Quotas de bacheliers techno et pro (article 18) – Un amendement gouvernemental a tenté de revenir au texte des députés : "les quotas ne doivent pas être fixés de manière dogmatique : ils ne sont pas nécessaires dans les territoires où les choses se passent naturellement bien. Les recteurs ne doivent intervenir, en lien avec les responsables d'établissement, que lorsque le nombre de bacheliers technologiques et de bacheliers professionnels admis, respectivement, dans les IUT et les STS est insuffisant", a essayé de faire valoir la ministre. La rapporteure Dominique Gillot est restée sur ses positions, tandis que l'UMP Jacques Legendre a pris un malin plaisir à soutenir Geneviève Fioraso : "Madame la ministre, votre majorité vous cause parfois quelques tourments. Il faut donc bien que l'opposition vous aide un peu : je voterai très volontiers l'amendement n° 334. J'ai dit tout le mal que je pensais des quotas, système qui me semble beaucoup trop rigoureux. Introduire un peu de souplesse est tout à fait nécessaire". A l'issue du vote, "J'ai fait ce que j'ai pu !", a-t-il ironisé.
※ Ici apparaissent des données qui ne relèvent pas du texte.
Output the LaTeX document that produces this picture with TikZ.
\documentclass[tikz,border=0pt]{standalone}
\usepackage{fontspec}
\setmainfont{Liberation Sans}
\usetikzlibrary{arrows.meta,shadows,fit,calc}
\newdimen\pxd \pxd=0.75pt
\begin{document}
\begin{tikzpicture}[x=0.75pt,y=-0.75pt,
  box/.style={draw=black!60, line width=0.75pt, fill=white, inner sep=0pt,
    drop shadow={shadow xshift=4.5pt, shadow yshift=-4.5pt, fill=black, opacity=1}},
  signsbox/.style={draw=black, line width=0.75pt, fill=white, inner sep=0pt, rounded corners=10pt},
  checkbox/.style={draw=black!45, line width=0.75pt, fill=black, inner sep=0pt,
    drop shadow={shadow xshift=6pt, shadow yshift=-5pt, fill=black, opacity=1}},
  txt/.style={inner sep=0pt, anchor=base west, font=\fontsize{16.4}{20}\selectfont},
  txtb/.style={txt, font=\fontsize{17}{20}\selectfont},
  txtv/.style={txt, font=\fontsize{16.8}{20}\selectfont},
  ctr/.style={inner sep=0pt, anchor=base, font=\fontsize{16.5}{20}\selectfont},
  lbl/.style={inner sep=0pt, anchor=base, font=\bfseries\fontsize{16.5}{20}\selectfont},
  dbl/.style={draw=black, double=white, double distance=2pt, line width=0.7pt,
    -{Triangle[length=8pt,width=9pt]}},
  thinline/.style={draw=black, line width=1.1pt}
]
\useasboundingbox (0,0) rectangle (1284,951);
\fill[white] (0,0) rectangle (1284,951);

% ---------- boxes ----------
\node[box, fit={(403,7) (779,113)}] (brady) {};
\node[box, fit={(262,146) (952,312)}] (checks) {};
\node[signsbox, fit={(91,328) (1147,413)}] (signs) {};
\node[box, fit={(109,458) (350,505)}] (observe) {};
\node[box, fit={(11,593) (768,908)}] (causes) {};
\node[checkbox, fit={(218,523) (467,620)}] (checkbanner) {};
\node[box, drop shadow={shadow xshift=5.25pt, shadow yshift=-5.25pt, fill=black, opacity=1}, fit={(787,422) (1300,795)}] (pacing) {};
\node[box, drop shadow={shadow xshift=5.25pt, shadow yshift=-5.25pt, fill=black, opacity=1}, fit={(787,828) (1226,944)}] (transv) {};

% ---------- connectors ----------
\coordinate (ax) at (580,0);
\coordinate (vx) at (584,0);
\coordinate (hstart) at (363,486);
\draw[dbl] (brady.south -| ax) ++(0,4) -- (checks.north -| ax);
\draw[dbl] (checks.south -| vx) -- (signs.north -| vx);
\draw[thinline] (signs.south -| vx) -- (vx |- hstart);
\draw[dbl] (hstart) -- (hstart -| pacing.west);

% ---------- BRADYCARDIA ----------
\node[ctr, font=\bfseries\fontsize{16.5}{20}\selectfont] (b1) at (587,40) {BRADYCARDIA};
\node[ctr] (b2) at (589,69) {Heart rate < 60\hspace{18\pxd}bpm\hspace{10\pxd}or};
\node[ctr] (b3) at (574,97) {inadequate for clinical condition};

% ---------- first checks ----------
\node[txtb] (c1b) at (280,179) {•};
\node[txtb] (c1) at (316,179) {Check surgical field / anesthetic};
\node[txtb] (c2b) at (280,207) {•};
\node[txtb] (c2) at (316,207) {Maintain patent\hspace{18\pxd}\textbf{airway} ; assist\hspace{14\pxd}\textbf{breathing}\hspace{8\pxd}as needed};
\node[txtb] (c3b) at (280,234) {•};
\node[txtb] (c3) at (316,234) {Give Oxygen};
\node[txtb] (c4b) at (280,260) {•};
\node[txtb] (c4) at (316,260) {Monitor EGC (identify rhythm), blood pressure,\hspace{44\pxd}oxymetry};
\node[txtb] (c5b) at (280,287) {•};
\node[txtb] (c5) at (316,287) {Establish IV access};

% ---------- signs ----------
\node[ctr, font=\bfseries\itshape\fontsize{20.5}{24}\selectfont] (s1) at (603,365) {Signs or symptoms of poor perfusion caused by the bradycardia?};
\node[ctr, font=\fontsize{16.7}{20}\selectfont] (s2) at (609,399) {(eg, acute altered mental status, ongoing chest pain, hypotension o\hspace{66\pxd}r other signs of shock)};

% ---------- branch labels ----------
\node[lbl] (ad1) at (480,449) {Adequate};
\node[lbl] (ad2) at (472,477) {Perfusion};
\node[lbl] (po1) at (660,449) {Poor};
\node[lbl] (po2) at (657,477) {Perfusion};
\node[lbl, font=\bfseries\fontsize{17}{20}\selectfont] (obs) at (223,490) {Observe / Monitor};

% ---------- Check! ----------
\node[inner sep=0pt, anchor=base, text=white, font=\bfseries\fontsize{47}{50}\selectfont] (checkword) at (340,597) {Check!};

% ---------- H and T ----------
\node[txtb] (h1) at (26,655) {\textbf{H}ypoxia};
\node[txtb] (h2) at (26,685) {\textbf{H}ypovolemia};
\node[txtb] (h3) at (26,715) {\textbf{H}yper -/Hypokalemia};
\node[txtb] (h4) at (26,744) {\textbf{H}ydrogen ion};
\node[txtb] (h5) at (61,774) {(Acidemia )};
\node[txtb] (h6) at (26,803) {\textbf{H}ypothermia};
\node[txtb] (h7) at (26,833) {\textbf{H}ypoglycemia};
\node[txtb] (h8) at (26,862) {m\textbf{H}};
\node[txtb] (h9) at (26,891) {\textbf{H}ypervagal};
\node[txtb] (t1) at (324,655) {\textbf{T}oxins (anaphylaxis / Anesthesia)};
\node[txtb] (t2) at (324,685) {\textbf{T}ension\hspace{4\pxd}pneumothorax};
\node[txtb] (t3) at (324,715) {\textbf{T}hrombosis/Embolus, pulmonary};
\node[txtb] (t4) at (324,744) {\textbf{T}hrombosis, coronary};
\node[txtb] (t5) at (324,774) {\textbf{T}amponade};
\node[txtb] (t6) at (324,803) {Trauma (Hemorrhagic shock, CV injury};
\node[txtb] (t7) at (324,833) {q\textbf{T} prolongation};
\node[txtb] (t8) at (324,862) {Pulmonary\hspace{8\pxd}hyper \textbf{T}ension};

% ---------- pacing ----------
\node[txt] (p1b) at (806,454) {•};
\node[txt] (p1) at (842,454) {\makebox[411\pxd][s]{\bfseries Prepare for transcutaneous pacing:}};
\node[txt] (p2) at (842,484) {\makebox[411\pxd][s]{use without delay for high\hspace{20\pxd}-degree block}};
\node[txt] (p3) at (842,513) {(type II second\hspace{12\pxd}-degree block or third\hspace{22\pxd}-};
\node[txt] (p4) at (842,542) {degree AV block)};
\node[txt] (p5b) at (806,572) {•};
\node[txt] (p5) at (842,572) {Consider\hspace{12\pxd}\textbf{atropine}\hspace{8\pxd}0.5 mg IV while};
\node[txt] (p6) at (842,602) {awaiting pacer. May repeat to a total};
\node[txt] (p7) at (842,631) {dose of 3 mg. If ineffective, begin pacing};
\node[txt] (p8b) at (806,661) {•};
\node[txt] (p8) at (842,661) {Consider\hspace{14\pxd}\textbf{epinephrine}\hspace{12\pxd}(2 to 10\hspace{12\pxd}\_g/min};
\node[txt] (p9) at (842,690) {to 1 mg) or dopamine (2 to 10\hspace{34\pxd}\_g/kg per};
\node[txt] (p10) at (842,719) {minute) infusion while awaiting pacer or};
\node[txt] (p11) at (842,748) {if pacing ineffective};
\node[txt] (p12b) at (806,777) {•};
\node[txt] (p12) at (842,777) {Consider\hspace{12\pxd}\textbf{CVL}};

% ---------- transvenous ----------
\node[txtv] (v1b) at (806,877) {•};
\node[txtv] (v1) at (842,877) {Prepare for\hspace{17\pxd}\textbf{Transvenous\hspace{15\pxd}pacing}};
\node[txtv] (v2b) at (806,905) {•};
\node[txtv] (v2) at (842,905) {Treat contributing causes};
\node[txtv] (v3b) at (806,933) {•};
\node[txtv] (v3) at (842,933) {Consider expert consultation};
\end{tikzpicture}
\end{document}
Publication des statistiques d'intégration professionnelle des étudiants (article 14 A) – Un article a été ajouté au projet de loi : "Les établissements d'enseignement scolaire disposant d'une formation d'enseignement supérieur rendent publiques des statistiques comportant des indicateurs de réussite de leurs élèves ou apprentis aux examens, concours et diplômes qu'ils préparent. Ces établissements diffusent également une information générale sur les taux de poursuite d'études et d'insertion professionnelle dans chacun des domaines qui les concernent. Chaque élève ou apprenti est obligatoirement informé de ces données statistiques avant son orientation dans un nouveau cycle ou une formation supérieure."

Cordées de la réussite – Malgré une "surenchère d'amour et de preuves d'amour pour les Cordées de la réussite" dans le débat parlementaire, ainsi que l'a observé Geneviève Fioraso, l'amendement défendu par Sophie Primas qui visait à pérenniser ce "dispositif souple, très peu coûteux et qui fait ses preuves sur le terrain", lancé en 2008, n'a pas été retenu. "Il n'y a pas de problème : nous y attachons autant d'importance que vous", a assuré la ministre, tout en estimant que cela ne relevait pas de la loi.

Election du président d'université – Deux amendements, l'un défendu par le CRC Michel Le Scouarnec, l'autre par l'écologiste André Gattolin, visant à changer le mode de désignation du président d'université pour "renforcer sa légitimité" a permis à Geneviève Fioraso de se poser en défenseure des collectivités : "les membres non élus du conseil d'administration peuvent légitimement participer (à l'élection du président). (…) Ainsi, les représentants des collectivités territoriales, dont l'apport financier peut parfois être supérieur à celui de l'État lorsque l'on cumule leurs contributions au développement universitaire et aux projets de recherche, peuvent légitimement siéger au conseil d'administration. Cette disposition est d'autant plus juste que les collectivités territoriales participent aussi à l'amélioration des conditions de vie des étudiants et à l'insertion des pôles universitaires et de recherche dans la ville ou dans la métropole, grâce à la desserte par les transports en commun, à la construction d'équipements sportifs et à la création d'une offre culturelle. Je le répète, il est normal que les collectivités territoriales, qui contribuent ainsi à la réussite des étudiants, soient représentées au sein du conseil d'administration et que leurs représentants soient traités comme des administrateurs à part entière". Les amendements, eux, n'ont pas été adoptés.